What to Know When Buying New Windows for Your Home
In recent years, windows technology has evolved considerably with new ranges of windows that offer better functionality, ventilation, protection and energy savings. So if you’re considering replacing your window units, you should equip yourself with the right knowledge to help you choose and buy the best.
Generally, windows are subjected to a lot of environmental impacts, and must be strong and resilient against elemental pressures such as snow, ice, strong rain and storms. Therefore, as the years roll by, the weather might cause wear and tear on your windows.
While a couple of drafty days and nights might not cause substantial damage to your windows, or necessitate a complete replacement, it’s a good idea to keep up with maintenance checks and reinforcing the weather-stripping around your windows to prevent energy loss.
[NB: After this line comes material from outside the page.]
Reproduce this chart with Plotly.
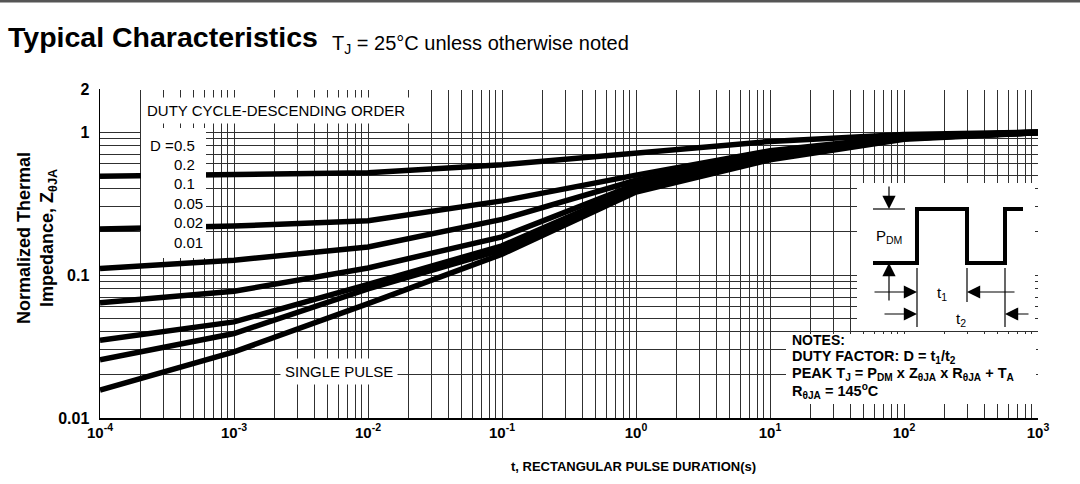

But if your windows have suffered damage that’s beyond repair, such as water damage to the casing or sash, you should quickly order a replacement window. If left in its damaged state and unreplaced, a faulty window could lead to bigger problems such as water seaping into the wall cavities and foundation of your property.
When buying a new window, you should first decide what your needs are, the design you want, your budget and the performance of your considered window type. Ensure to be thorough with your planning as selecting a wrong type could be an expensive error.
Which window materials should you select?
Modern options for window materials include fiberglass, vinyl, wood and aluminum. Again, this choice depends on your needs and preferred style.
Choosing your glass
Glass type comes in a variety of single-pane, double-pane and triple-pane windows. Double-pane and triple-pane glasses offer good noise insulation and are best fit for urban areas or homes facing busy streets.
Lookout for energy-saving values
Beyond the design and aesthetics of your preferred window type, one important factor you should look out for when “window-shopping”, is the energy efficiency rating of the replacement unit. This is indicated by the R-values. A high R-value means better insulating capacity and energy efficiency.
Conversely, you can also check the U-factor rate at which a window conducts heat flow from non-solar sources. This means the lower the U-factor, the higher the energy efficiency of the window.
Your preferred window style
This is the exciting part, as it is often mostly a reflection of your personal style. But it can also be influenced by other uncontrollable factors like existing style in your home, the kind of view you want from the inside and your budget.
The various windows styles currently available to consumers include:
• Casement windows
Casement windows provide a wide view, with a modern appeal.
• Double-hung windows
Double-hung windows slides up and down and evokes a traditional look.
• Sliding windows
This also gives a wide view but provides less ventilation since only a part of the window is opened.
• Bay windows
Bay windows offer a dramatic feel and extra breathe to a space by making it appear bigger.